In linux_test_for_tracefork, this very loop is abstracted into a
my_waitpid routine. In child_wait and linux_nat_wait, there are
larger loops that will handle this situation as well. Finally,
in lin_lwp_attach_lwp, SIGCHLD is actually blocked during the
execution of the waitpid call.
However, there remain some places where waitpid is called without
any such precaution, and wait_lwp is one of these. When debugging
a process making very heavy use of threads, as the JVM, this can
lead to the error shown above.
Now, as far as I can see, there is really *no* place where GDB
actually *wants* a system call to be interrupted by the SIGCHLD
signal handler. Thus, I'd propose to fix the problem at its
root by simply installing the handler with the SA_RESTART flag,
causing any interrupted system call to be automatically restarted.
The patch below does this, and fixes all problems for the JVM team.

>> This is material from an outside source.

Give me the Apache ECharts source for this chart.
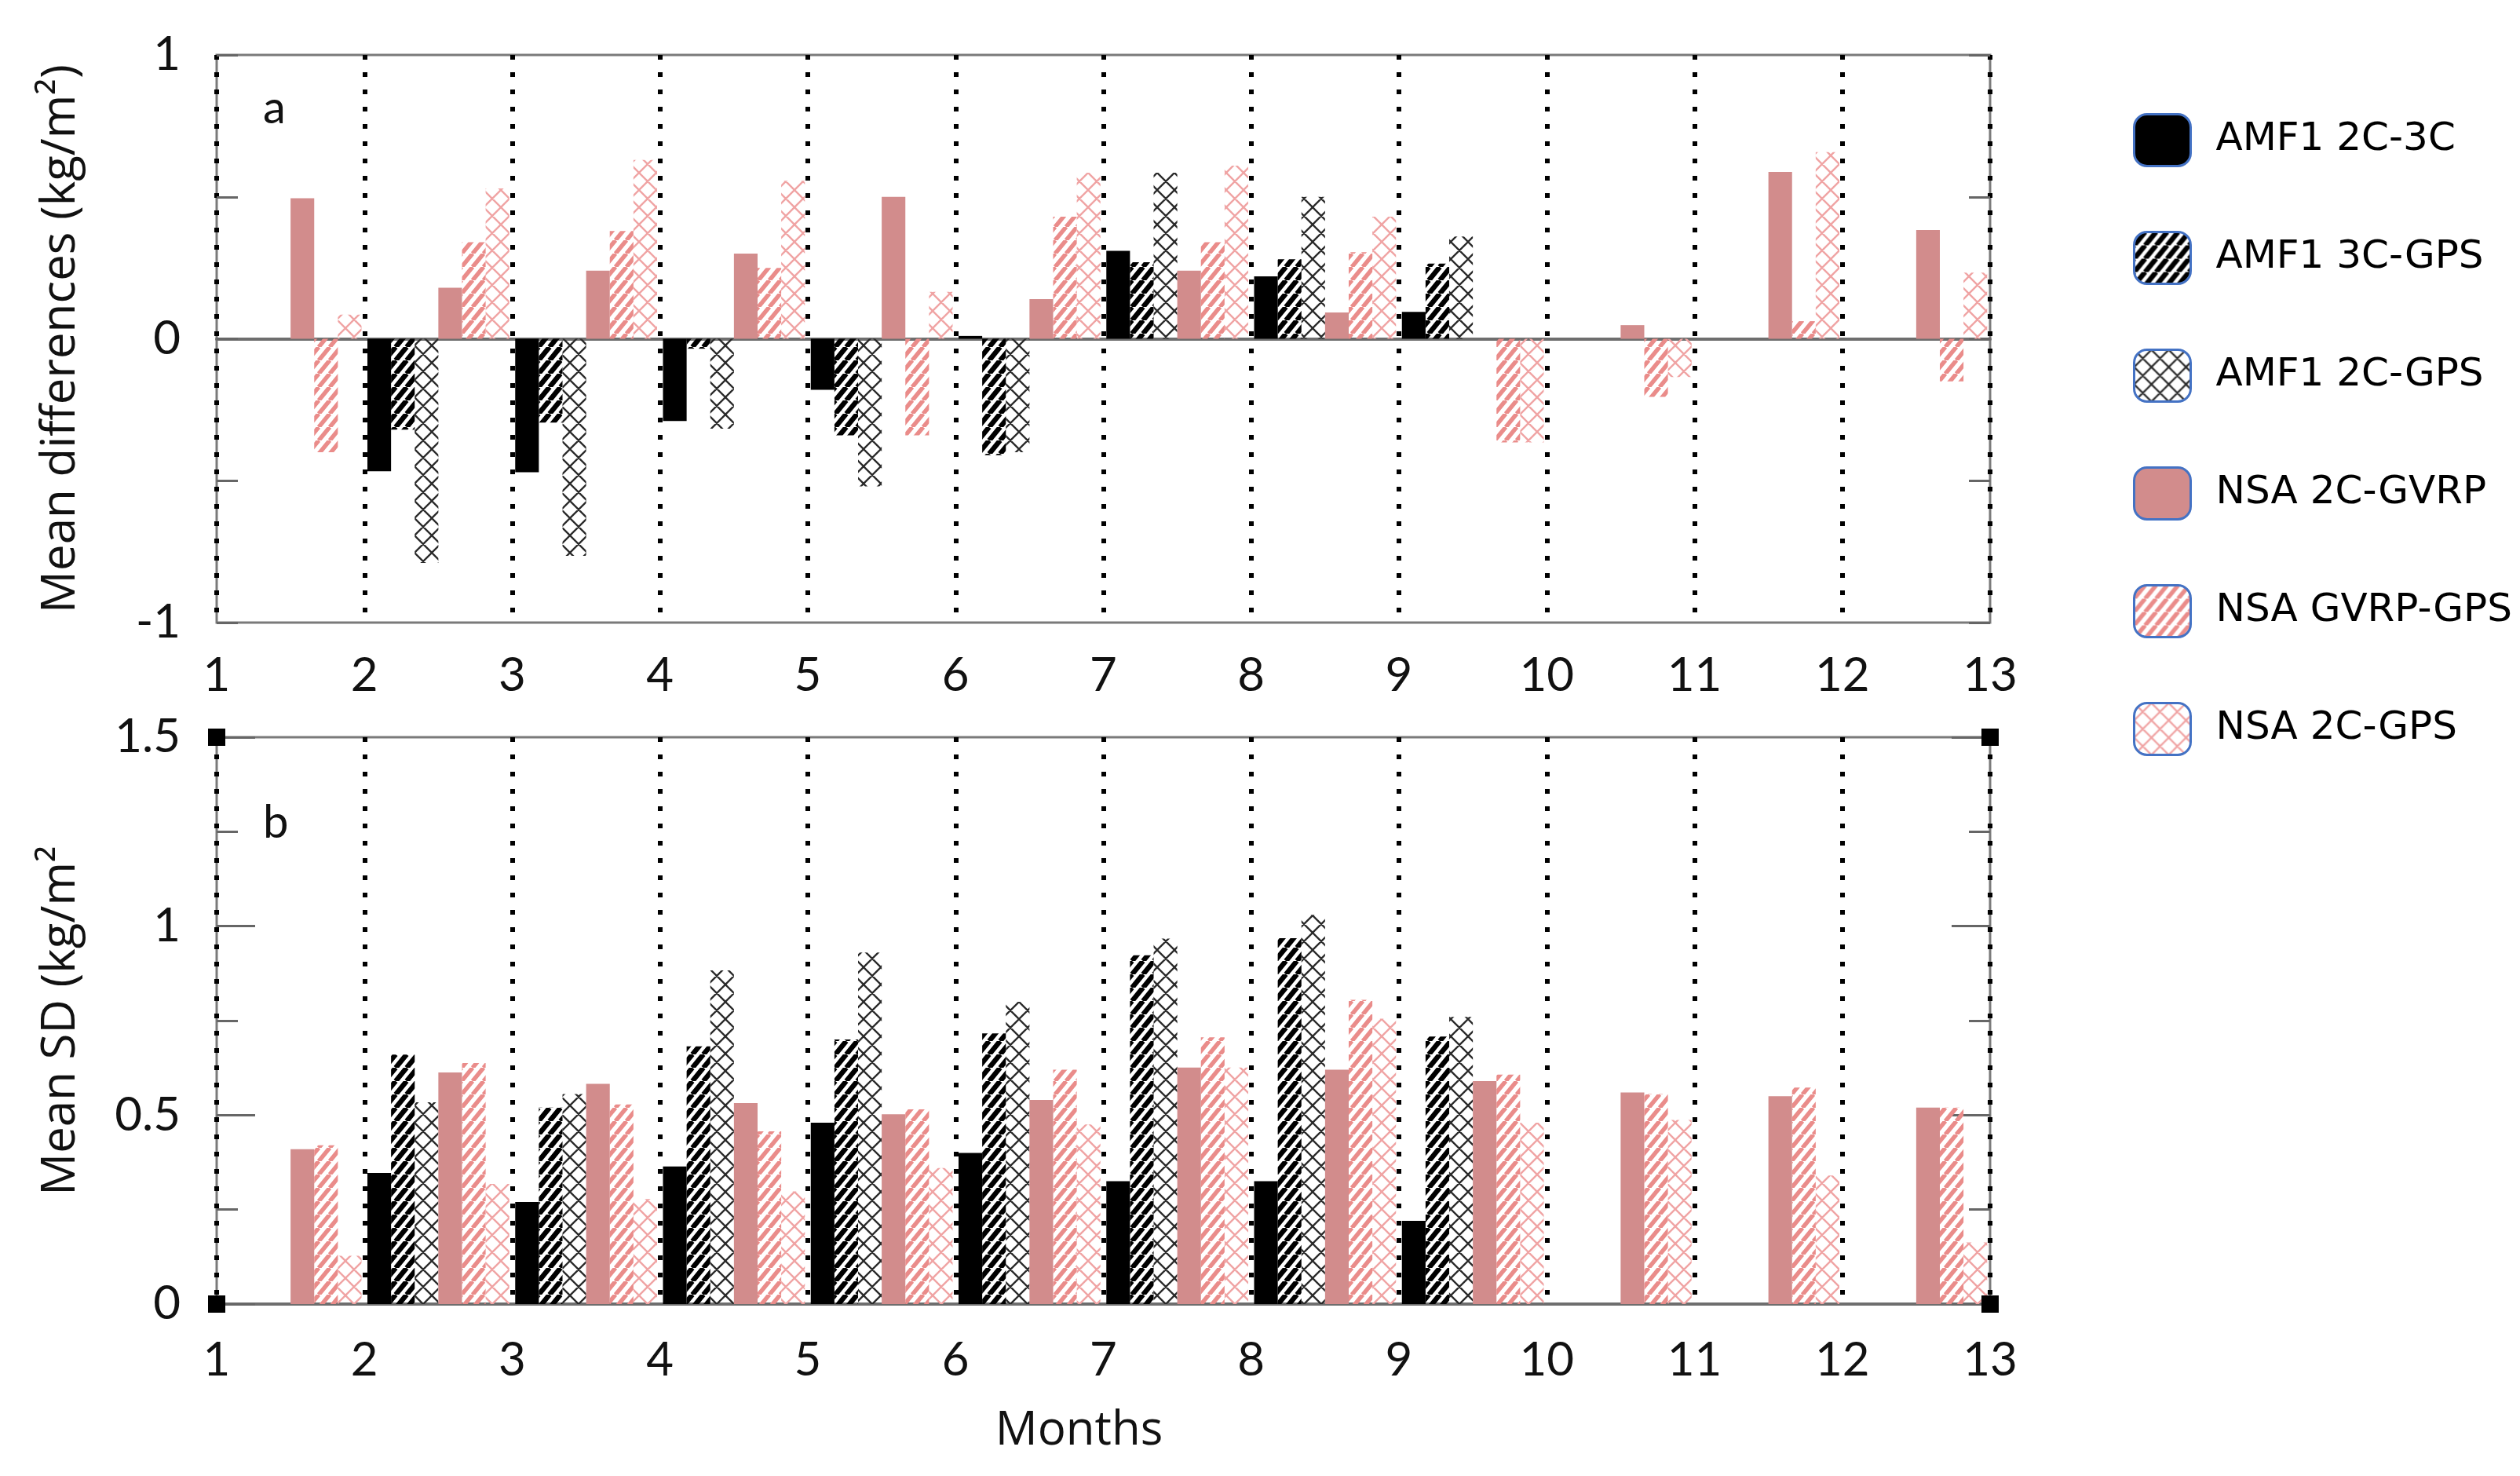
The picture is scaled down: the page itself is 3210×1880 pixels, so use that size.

It also passes regression testing on s390-ibm-linux and s390x-ibm-linux.
OK to commit?
Bye,
Ulrich
ChangeLog:
* linux-nat.c (_initialize_linux_nat): Install SIGCHLD handler
using the SA_RESTART flag.
Index: gdb/linux-nat.c
===================================================================
RCS file: /cvs/src/src/gdb/linux-nat.c,v
retrieving revision 1.27
diff -c -p -r1.27 linux-nat.c
*** gdb/linux-nat.c 6 Mar 2005 16:42:20 -0000 1.27
--- gdb/linux-nat.c 12 May 2005 18:50:42 -0000
*************** Specify any of the following keywords fo
*** 3095,3101 ****
action.sa_handler = sigchld_handler;
sigemptyset (&action.sa_mask);
! action.sa_flags = 0;
sigaction (SIGCHLD, &action, NULL);
/* Make sure we don't block SIGCHLD during a sigsuspend. */
--- 3095,3101 ----
action.sa_handler = sigchld_handler;
sigemptyset (&action.sa_mask);
! action.sa_flags = SA_RESTART;
sigaction (SIGCHLD, &action, NULL);
/* Make sure we don't block SIGCHLD during a sigsuspend. */
--
Dr. Ulrich Weigand
Linux on zSeries Development
Ulrich.Weigand@de.ibm.com